Le premier secteur économique touché par ce manque d’eau aggravé par les canicules est bien sûr le secteur agricole. Les récoltes de céréales ont été plutôt mauvaises cette année avec entre autres un recul des rendements de blé, d’orge et de colza. La paille et le foin sont aussi devenus des ressources critiques, deux tiers des éleveurs risquant de manquer de fourrage cet hiver. Dans une tribune publiée par Libération, William Zylberman, docteur en géosciences de l’environnement, et Benoît Noël, ingénieur agronome, affirment « Il faut revoir notre manière de produire l’alimentation, en particulier en optimisant le travail du sol pour permettre à l’eau de s’infiltrer et de recharger les nappes phréatiques, mais aussi en encourageant de nouvelles façons de consommer plus en phase avec la situation à venir. »
Ils expliquent en effet, qu’une grande partie de la surface agricole utilisée est occupée par des cultures dites pluviales qui ne nécessitent pas d’irrigation. En 2016, seulement 5% des surfaces agricoles étaient irriguées. Environ 45% de ces surfaces irriguées sont dédiées à la culture de maïs, 12% aux cultures fourragères et pâturages et 9% aux cultures maraîchères. Rappelons que le maïs est avant tout destiné à l’alimentation animale. Sur l’ensemble du maïs cultivé et consommé en France, moins de 15% se retrouvent dans nos assiettes.
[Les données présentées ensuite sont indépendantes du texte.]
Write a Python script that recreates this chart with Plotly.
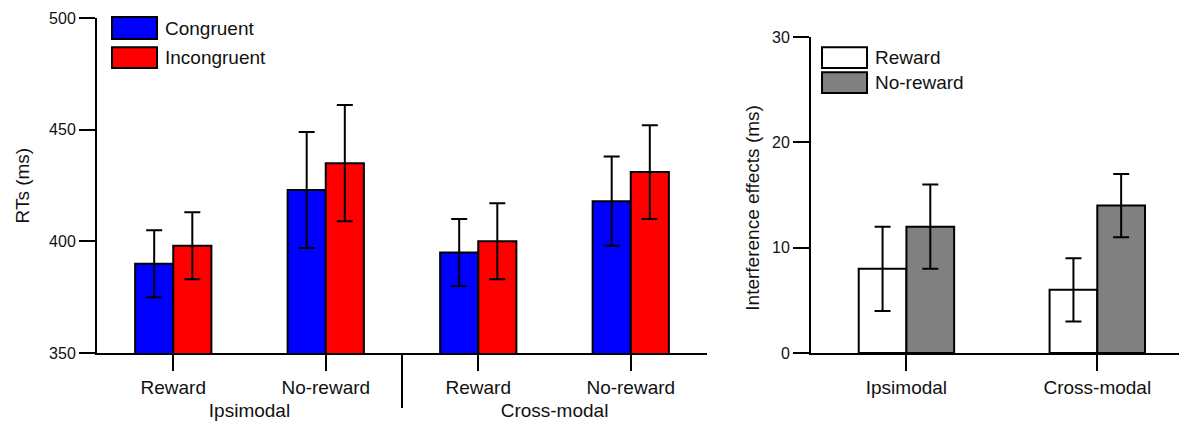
import plotly.graph_objects as go

# ---- data ----
modality = ["Ipsimodal", "Ipsimodal", "Cross-modal", "Cross-modal"]
reward_cond = ["Reward", "No-reward", "Reward", "No-reward"]
congruent_rt = [390, 423, 395, 418]
congruent_err = [15, 26, 15, 20]
incongruent_rt = [398, 435, 400, 431]
incongruent_err = [15, 26, 17, 21]

modal_cats = ["Ipsimodal", "Cross-modal"]
reward_int = [8, 6]
reward_int_err = [4, 3]
noreward_int = [12, 14]
noreward_int_err = [4, 3]

left_names = ["Congruent", "Incongruent"]
right_names = ["Reward", "No-reward"]
rt_ticks = [350, 400, 450, 500]
int_ticks = [0, 10, 20, 30]

FONT = "Liberation Sans, Arial, Helvetica, sans-serif"
BLUE, RED, GREY, WHITE = "#0000ff", "#ff0000", "#808080", "#ffffff"

fig = go.Figure()

def err(arr):
    return dict(type="data", array=arr, thickness=2, width=8, color="black")

line = dict(color="black", width=2)

fig.add_trace(go.Bar(x=[modality, reward_cond], y=congruent_rt, name=left_names[0],
                     marker=dict(color=BLUE, line=line), error_y=err(congruent_err),
                     xaxis="x", yaxis="y"))
fig.add_trace(go.Bar(x=[modality, reward_cond], y=incongruent_rt, name=left_names[1],
                     marker=dict(color=RED, line=line), error_y=err(incongruent_err),
                     xaxis="x", yaxis="y"))
fig.add_trace(go.Bar(x=modal_cats, y=reward_int, name=right_names[0],
                     marker=dict(color=WHITE, line=line), error_y=err(reward_int_err),
                     xaxis="x2", yaxis="y2"))
fig.add_trace(go.Bar(x=modal_cats, y=noreward_int, name=right_names[1],
                     marker=dict(color=GREY, line=line), error_y=err(noreward_int_err),
                     xaxis="x2", yaxis="y2"))

# page has an 8px body margin; figure sized to fit the 1187x424 window
W, H = 1179, 416
OFF = 8
axis_common = dict(showline=True, linecolor="black", linewidth=2, ticks="outside",
                   tickcolor="black", tickwidth=2, showgrid=False, zeroline=False,
                   automargin=False)

fig.update_layout(
    width=W, height=H,
    margin=dict(l=0, r=0, t=18 - OFF, b=H - (353 - OFF)),
    paper_bgcolor="white", plot_bgcolor="white",
    font=dict(family=FONT, color="#111111", size=19),
    barmode="group", bargap=0.5, bargroupgap=0,
    showlegend=False,
    xaxis=dict(domain=[(97 - OFF) / W, (707 - OFF) / W], range=[-0.5, 3.5], ticklen=16,
               tickson="labels", showdividers=False,
               tickfont=dict(size=19), **axis_common),
    yaxis=dict(domain=[0, 1], range=[350, 500], tickvals=rt_ticks, ticklen=16,
               tickfont=dict(size=16), anchor="x", **axis_common),
    xaxis2=dict(domain=[(811 - OFF) / W, 1.0], range=[-0.5, 1.47], ticklen=16,
                tickfont=dict(size=19), anchor="y2", **axis_common),
    yaxis2=dict(domain=[0, 0.943], range=[0, 30], tickvals=int_ticks, ticklen=16,
                tickfont=dict(size=16), anchor="x2", **axis_common),
)

# divider between the two modality groups (midway in the x domain)
fig.add_shape(type="line", xref="x domain", yref="y domain", x0=0.5, x1=0.5,
              y0=0, y1=-55 / 335, line=dict(color="black", width=2))

# axis titles
fig.add_annotation(text="RTs (ms)", textangle=-90, xref="paper", yref="y domain",
                   x=(22 - OFF) / W, y=0.5, xanchor="center", yanchor="middle", showarrow=False,
                   font=dict(size=19))
fig.add_annotation(text="Interference effects (ms)", textangle=-90, xref="paper", yref="y2 domain",
                   x=(753 - OFF) / W, y=0.46, xanchor="center", yanchor="middle", showarrow=False,
                   font=dict(size=19))

# manual legends
def legend_box(xr, yr, x0, x1, y0, y1, color):
    fig.add_shape(type="rect", xref=xr, yref=yr, x0=x0, x1=x1, y0=y0, y1=y1,
                  fillcolor=color, line=dict(color="black", width=2), layer="above")

legend_box("x domain", "y domain", 0.0246, 0.0984, 0.937, 1.003, BLUE)
legend_box("x domain", "y domain", 0.0246, 0.0984, 0.851, 0.913, RED)
for name, yy in zip(left_names, [0.970, 0.882]):
    fig.add_annotation(text=name, xref="x domain", yref="y domain", x=0.108, y=yy,
                       xanchor="left", yanchor="middle", showarrow=False, font=dict(size=19))

legend_box("x2 domain", "y2 domain", 0.0293, 0.149, 0.902, 0.968, WHITE)
legend_box("x2 domain", "y2 domain", 0.0293, 0.149, 0.823, 0.889, GREY)
for name, yy in zip(right_names, [0.935, 0.856]):
    fig.add_annotation(text=name, xref="x2 domain", yref="y2 domain", x=0.165, y=yy,
                       xanchor="left", yanchor="middle", showarrow=False, font=dict(size=19))

fig.write_html("out.html")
Ils concluent : « Le secteur de l’élevage, en crise chronique, consommant la majeure partie des récoltes céréalières françaises et déjà grand importateur de soja issu de la déforestation, pourrait voir sa situation se dégrader encore davantage en raison du manque d’eau. »
Sauvegarder notre eau devient un impératif vital. Plus que jamais, l’agriculture tout comme nos habitudes alimentaires devront être réorientées, poussées par la nécessité de l’urgence climatique qui se déroule en temps réel sous nos yeux.